Tuesday, February 1, 2011

Mozart's Symphony No. 33

Throughout Mozart’s childhood, his father Leopold paraded him around the courts of Europe in the hope of gaining the boy’s employment, and therefore a steady cash flow for his family.  After many years of traveling, he was hired for a full time position in their hometown of Salzburg.  In spring 1779, Mozart met a traveling theater troupe that performed many of his operas and symphonies.  It’s likely that this Symphony No. 33, which Mozart composed while employed at the court at Salzburg, was meant as just that: an overture to a theatrical production.

Friday, January 28, 2011

Prokofiev's Symphony No. 1

Following encouragement from his teacher to immerse himself in the works of Mozart and Haydn, Sergei Prokofiev composed his Symphony No. 1, Classical, in 1916-17 Harkening back to his forbears in the realms of form and structure while using the expanded harmonic language of his contemporaries, Prokofiev for the first time composed away from the piano keyboard, lending a more compact and transparent orchestral sound to the work.  Written just before the composer left Russia following the abdication of the Tsar and Lenin’s ascent to power, the Classical symphony foreshadowed the neoclassicism of the 1920s and became one of the composer’s most frequently performed works. 

Monday, January 24, 2011

Schubert's Symphony No. 5

At 17, Schubert composed his art song masterpiece Gretchen am Spinnrade. The following year, he composed more than 145 more, including Erlkönig. By the time he reached age 19, in 1816, he had already composed a treasure trove of art songs and instrumental sonatas in addition to his first four symphonies. Following a series of personal setbacks, including receiving no response after sending Goethe a packet of songs based on his poems, Schubert composed his Fifth Symphony. Mozart’s Symphony No. 40 in G minor, one of only two he wrote in a minor key, was one of Schubert’s favorites, and is echoed in the fiery minuet movement.

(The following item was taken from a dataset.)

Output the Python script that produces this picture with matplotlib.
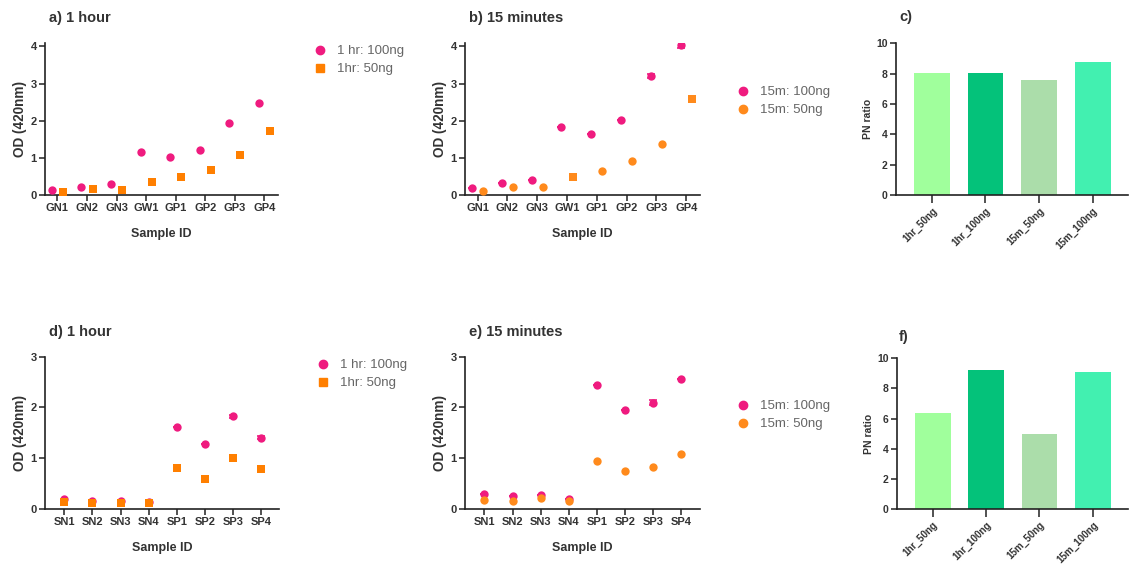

Thursday, January 20, 2011

Beethoven's Symphony No. 1

Arriving in Vienna in 1792, with a stack of music he’d composed in Bonn, young Beethoven settled down to study composition with Josef Haydn. By the time he premiered his first symphony in 1800, he had already published an impressive catalogue, including 10 piano sonatas, two cello sonatas, three violin sonatas, five string trios, and six string quartets. Symphony No. 1 opens on a dissonant chord and includes featured wind solos and a third movement scherzo, all reflecting  a musical personality that foreshadows Beethoven’s impending departure from his Classical education

Friday, January 7, 2011

Beethoven's Symphony No. 4

In summer 1806, Beethoven had to give up his summer vacation home in order to pay off his and his family’s debts.  Despite the financial turmoil, the year was an extraordinarily productive one for him: the composer wrote many of his great works in that year, including the Razumovsky string quartets, the revision of what became Fidelio (including the Leonore Overture No. 3), the Fourth Piano Concerto, and the Fourth and Fifth Symphonies.  The Fourth Symphony, often overshadowed by the Third and the Fifth, is perhaps his least frequently performed symphony.  The work is a return to the grace and relative simplicity of Beethoven’s earlier classical style.  At the middle of the second movement stands an episode that distinguished musical analyst Donald Francis Tovey called “one of the most imaginative passages anywhere in Beethoven.”

Wednesday, December 22, 2010

Episode 14: Prokofiev's Scenes from Romeo and Juliet

Following multiple failed agreements with various ballet companies (including the Bolshoi, which declared the music impossible to dance to), Sergei Prokofiev reduced what would eventually become his most popular ballet to three orchestral suites.  Romeo and Juliet “is a great lyrical symphonic epic, one in which Prokofiev used his unique gift for beautiful melody to give life to all the characters,” says Michael Tilson Thomas.  Prokofiev’s work  uses character and emotional motifs to capture the dramatic action in Shakespeare’s classic love story.

Monday, December 20, 2010

John Adams' "Harmonielehre"

After a year-long writer’s block and amid feelings of uncertainty about how contemporary music would evolve, composer John Adams had a dream.  He dreamt that as he was driving across the San Francisco-Oakland Bay Bridge and looking at the water, an oil tanker took off into the sky like a rocket ship.  He woke up the next day, and like a man possessed, began work on Harmonielehre.  The third movement was inspired by a second dream, in which Adams’ daughter  “rides perched on the shoulder of the Medieval mystic, Meister Eckhardt, as they hover among the heavenly bodies like figures painted on the high ceilings of old cathedrals,” Adams writes.  He veered off from many of his contemporaries in this work by moving from minimalism back to a more Romantic harmonic language. He viewed Harmonielehre, which shares a title with Arnold Schoenberg’s seminal text on harmony (it translates as “book of harmony”), as a way to teach himself not just about harmony in music, but in life as well.